-- START Data section --

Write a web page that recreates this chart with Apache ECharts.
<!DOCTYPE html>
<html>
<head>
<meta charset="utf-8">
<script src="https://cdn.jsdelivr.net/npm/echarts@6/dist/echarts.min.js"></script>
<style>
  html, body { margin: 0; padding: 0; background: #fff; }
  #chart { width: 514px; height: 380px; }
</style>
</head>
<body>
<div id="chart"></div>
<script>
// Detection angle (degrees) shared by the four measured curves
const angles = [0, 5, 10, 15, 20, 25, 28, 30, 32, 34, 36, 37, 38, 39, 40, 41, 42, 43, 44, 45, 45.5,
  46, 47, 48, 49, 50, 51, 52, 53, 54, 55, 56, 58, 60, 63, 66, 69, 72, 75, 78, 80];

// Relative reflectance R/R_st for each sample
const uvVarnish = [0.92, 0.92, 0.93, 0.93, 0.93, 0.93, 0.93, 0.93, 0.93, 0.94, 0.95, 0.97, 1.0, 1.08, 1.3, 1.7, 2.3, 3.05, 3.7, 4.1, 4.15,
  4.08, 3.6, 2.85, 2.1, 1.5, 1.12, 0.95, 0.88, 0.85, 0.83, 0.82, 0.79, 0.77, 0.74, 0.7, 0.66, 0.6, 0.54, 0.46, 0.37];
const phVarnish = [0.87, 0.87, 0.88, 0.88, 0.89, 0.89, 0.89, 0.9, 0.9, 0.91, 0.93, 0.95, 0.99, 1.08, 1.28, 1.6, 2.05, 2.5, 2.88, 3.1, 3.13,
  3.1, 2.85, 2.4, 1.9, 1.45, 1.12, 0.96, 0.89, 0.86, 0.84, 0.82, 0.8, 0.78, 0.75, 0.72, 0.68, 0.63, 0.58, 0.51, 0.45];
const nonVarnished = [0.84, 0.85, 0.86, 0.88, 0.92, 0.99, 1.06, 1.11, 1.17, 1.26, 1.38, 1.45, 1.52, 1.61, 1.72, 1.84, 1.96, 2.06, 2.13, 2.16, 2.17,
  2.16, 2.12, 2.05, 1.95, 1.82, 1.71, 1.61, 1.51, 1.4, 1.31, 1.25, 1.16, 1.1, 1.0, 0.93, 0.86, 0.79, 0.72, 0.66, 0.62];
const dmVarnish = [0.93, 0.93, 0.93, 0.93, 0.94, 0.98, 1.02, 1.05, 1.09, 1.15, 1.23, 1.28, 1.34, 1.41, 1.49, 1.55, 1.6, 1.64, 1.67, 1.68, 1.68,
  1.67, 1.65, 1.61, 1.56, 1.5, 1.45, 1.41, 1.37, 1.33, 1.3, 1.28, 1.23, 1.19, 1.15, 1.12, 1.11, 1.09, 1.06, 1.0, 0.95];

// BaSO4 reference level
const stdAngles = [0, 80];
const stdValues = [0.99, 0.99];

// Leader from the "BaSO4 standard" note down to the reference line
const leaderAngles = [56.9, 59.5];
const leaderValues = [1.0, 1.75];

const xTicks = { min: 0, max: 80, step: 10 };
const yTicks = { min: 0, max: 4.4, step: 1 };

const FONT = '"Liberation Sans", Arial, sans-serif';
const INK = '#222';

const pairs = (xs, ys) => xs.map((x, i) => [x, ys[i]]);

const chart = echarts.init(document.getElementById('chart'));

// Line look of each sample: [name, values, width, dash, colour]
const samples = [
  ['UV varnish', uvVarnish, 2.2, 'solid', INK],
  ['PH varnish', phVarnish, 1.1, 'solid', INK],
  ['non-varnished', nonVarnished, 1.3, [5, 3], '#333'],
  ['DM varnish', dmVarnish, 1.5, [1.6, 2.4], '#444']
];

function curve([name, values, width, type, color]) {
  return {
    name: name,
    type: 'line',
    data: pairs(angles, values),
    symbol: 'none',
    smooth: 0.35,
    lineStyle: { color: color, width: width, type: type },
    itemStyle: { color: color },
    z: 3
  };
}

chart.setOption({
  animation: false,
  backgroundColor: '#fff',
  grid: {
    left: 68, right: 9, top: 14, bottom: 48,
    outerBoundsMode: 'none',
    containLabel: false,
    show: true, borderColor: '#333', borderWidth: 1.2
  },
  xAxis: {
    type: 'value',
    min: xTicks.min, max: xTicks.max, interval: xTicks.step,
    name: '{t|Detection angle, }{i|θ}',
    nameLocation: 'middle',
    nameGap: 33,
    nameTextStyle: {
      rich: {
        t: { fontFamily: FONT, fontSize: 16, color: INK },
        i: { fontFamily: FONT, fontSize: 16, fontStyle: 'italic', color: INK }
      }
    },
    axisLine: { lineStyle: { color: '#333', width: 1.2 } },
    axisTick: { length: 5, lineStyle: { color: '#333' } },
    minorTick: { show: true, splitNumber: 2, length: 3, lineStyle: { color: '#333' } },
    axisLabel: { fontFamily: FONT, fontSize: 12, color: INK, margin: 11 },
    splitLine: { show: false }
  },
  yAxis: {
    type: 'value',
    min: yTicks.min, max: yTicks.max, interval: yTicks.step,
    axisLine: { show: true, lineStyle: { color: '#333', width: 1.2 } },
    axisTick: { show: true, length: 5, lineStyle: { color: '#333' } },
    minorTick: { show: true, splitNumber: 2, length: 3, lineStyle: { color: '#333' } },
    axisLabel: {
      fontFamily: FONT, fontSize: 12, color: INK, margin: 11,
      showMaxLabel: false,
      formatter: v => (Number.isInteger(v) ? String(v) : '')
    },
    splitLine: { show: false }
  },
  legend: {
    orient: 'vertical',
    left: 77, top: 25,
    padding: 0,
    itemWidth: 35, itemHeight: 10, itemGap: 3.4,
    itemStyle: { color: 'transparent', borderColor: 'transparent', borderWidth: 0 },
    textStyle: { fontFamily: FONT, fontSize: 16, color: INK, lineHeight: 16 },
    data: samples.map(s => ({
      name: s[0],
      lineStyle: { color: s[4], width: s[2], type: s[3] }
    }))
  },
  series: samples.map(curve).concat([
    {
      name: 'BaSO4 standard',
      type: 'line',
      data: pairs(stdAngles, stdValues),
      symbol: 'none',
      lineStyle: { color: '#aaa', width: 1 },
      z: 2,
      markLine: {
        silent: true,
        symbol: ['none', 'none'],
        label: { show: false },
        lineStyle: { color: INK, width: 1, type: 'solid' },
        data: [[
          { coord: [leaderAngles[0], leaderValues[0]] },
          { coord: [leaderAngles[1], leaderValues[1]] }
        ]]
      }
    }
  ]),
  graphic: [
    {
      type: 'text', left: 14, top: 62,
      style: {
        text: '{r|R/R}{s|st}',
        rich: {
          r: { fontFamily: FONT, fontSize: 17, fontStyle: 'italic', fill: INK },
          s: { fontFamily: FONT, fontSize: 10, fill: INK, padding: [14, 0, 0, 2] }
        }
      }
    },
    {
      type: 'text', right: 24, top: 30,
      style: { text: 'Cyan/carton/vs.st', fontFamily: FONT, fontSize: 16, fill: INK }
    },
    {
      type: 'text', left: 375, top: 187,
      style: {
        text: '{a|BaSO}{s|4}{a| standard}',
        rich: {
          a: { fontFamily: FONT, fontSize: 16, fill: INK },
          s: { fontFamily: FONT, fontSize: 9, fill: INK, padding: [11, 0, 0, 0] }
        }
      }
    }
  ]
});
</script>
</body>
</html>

-- END Data section --

[Directions]:
Give the complete listing a second time, exactly as it reads.

[Task response]:
Write a web page that recreates this chart with Apache ECharts.
<!DOCTYPE html>
<html>
<head>
<meta charset="utf-8">
<script src="https://cdn.jsdelivr.net/npm/echarts@6/dist/echarts.min.js"></script>
<style>
  html, body { margin: 0; padding: 0; background: #fff; }
  #chart { width: 514px; height: 380px; }
</style>
</head>
<body>
<div id="chart"></div>
<script>
// Detection angle (degrees) shared by the four measured curves
const angles = [0, 5, 10, 15, 20, 25, 28, 30, 32, 34, 36, 37, 38, 39, 40, 41, 42, 43, 44, 45, 45.5,
  46, 47, 48, 49, 50, 51, 52, 53, 54, 55, 56, 58, 60, 63, 66, 69, 72, 75, 78, 80];

// Relative reflectance R/R_st for each sample
const uvVarnish = [0.92, 0.92, 0.93, 0.93, 0.93, 0.93, 0.93, 0.93, 0.93, 0.94, 0.95, 0.97, 1.0, 1.08, 1.3, 1.7, 2.3, 3.05, 3.7, 4.1, 4.15,
  4.08, 3.6, 2.85, 2.1, 1.5, 1.12, 0.95, 0.88, 0.85, 0.83, 0.82, 0.79, 0.77, 0.74, 0.7, 0.66, 0.6, 0.54, 0.46, 0.37];
const phVarnish = [0.87, 0.87, 0.88, 0.88, 0.89, 0.89, 0.89, 0.9, 0.9, 0.91, 0.93, 0.95, 0.99, 1.08, 1.28, 1.6, 2.05, 2.5, 2.88, 3.1, 3.13,
  3.1, 2.85, 2.4, 1.9, 1.45, 1.12, 0.96, 0.89, 0.86, 0.84, 0.82, 0.8, 0.78, 0.75, 0.72, 0.68, 0.63, 0.58, 0.51, 0.45];
const nonVarnished = [0.84, 0.85, 0.86, 0.88, 0.92, 0.99, 1.06, 1.11, 1.17, 1.26, 1.38, 1.45, 1.52, 1.61, 1.72, 1.84, 1.96, 2.06, 2.13, 2.16, 2.17,
  2.16, 2.12, 2.05, 1.95, 1.82, 1.71, 1.61, 1.51, 1.4, 1.31, 1.25, 1.16, 1.1, 1.0, 0.93, 0.86, 0.79, 0.72, 0.66, 0.62];
const dmVarnish = [0.93, 0.93, 0.93, 0.93, 0.94, 0.98, 1.02, 1.05, 1.09, 1.15, 1.23, 1.28, 1.34, 1.41, 1.49, 1.55, 1.6, 1.64, 1.67, 1.68, 1.68,
  1.67, 1.65, 1.61, 1.56, 1.5, 1.45, 1.41, 1.37, 1.33, 1.3, 1.28, 1.23, 1.19, 1.15, 1.12, 1.11, 1.09, 1.06, 1.0, 0.95];

// BaSO4 reference level
const stdAngles = [0, 80];
const stdValues = [0.99, 0.99];

// Leader from the "BaSO4 standard" note down to the reference line
const leaderAngles = [56.9, 59.5];
const leaderValues = [1.0, 1.75];

const xTicks = { min: 0, max: 80, step: 10 };
const yTicks = { min: 0, max: 4.4, step: 1 };

const FONT = '"Liberation Sans", Arial, sans-serif';
const INK = '#222';

const pairs = (xs, ys) => xs.map((x, i) => [x, ys[i]]);

const chart = echarts.init(document.getElementById('chart'));

// Line look of each sample: [name, values, width, dash, colour]
const samples = [
  ['UV varnish', uvVarnish, 2.2, 'solid', INK],
  ['PH varnish', phVarnish, 1.1, 'solid', INK],
  ['non-varnished', nonVarnished, 1.3, [5, 3], '#333'],
  ['DM varnish', dmVarnish, 1.5, [1.6, 2.4], '#444']
];

function curve([name, values, width, type, color]) {
  return {
    name: name,
    type: 'line',
    data: pairs(angles, values),
    symbol: 'none',
    smooth: 0.35,
    lineStyle: { color: color, width: width, type: type },
    itemStyle: { color: color },
    z: 3
  };
}

chart.setOption({
  animation: false,
  backgroundColor: '#fff',
  grid: {
    left: 68, right: 9, top: 14, bottom: 48,
    outerBoundsMode: 'none',
    containLabel: false,
    show: true, borderColor: '#333', borderWidth: 1.2
  },
  xAxis: {
    type: 'value',
    min: xTicks.min, max: xTicks.max, interval: xTicks.step,
    name: '{t|Detection angle, }{i|θ}',
    nameLocation: 'middle',
    nameGap: 33,
    nameTextStyle: {
      rich: {
        t: { fontFamily: FONT, fontSize: 16, color: INK },
        i: { fontFamily: FONT, fontSize: 16, fontStyle: 'italic', color: INK }
      }
    },
    axisLine: { lineStyle: { color: '#333', width: 1.2 } },
    axisTick: { length: 5, lineStyle: { color: '#333' } },
    minorTick: { show: true, splitNumber: 2, length: 3, lineStyle: { color: '#333' } },
    axisLabel: { fontFamily: FONT, fontSize: 12, color: INK, margin: 11 },
    splitLine: { show: false }
  },
  yAxis: {
    type: 'value',
    min: yTicks.min, max: yTicks.max, interval: yTicks.step,
    axisLine: { show: true, lineStyle: { color: '#333', width: 1.2 } },
    axisTick: { show: true, length: 5, lineStyle: { color: '#333' } },
    minorTick: { show: true, splitNumber: 2, length: 3, lineStyle: { color: '#333' } },
    axisLabel: {
      fontFamily: FONT, fontSize: 12, color: INK, margin: 11,
      showMaxLabel: false,
      formatter: v => (Number.isInteger(v) ? String(v) : '')
    },
    splitLine: { show: false }
  },
  legend: {
    orient: 'vertical',
    left: 77, top: 25,
    padding: 0,
    itemWidth: 35, itemHeight: 10, itemGap: 3.4,
    itemStyle: { color: 'transparent', borderColor: 'transparent', borderWidth: 0 },
    textStyle: { fontFamily: FONT, fontSize: 16, color: INK, lineHeight: 16 },
    data: samples.map(s => ({
      name: s[0],
      lineStyle: { color: s[4], width: s[2], type: s[3] }
    }))
  },
  series: samples.map(curve).concat([
    {
      name: 'BaSO4 standard',
      type: 'line',
      data: pairs(stdAngles, stdValues),
      symbol: 'none',
      lineStyle: { color: '#aaa', width: 1 },
      z: 2,
      markLine: {
        silent: true,
        symbol: ['none', 'none'],
        label: { show: false },
        lineStyle: { color: INK, width: 1, type: 'solid' },
        data: [[
          { coord: [leaderAngles[0], leaderValues[0]] },
          { coord: [leaderAngles[1], leaderValues[1]] }
        ]]
      }
    }
  ]),
  graphic: [
    {
      type: 'text', left: 14, top: 62,
      style: {
        text: '{r|R/R}{s|st}',
        rich: {
          r: { fontFamily: FONT, fontSize: 17, fontStyle: 'italic', fill: INK },
          s: { fontFamily: FONT, fontSize: 10, fill: INK, padding: [14, 0, 0, 2] }
        }
      }
    },
    {
      type: 'text', right: 24, top: 30,
      style: { text: 'Cyan/carton/vs.st', fontFamily: FONT, fontSize: 16, fill: INK }
    },
    {
      type: 'text', left: 375, top: 187,
      style: {
        text: '{a|BaSO}{s|4}{a| standard}',
        rich: {
          a: { fontFamily: FONT, fontSize: 16, fill: INK },
          s: { fontFamily: FONT, fontSize: 9, fill: INK, padding: [11, 0, 0, 0] }
        }
      }
    }
  ]
});
</script>
</body>
</html>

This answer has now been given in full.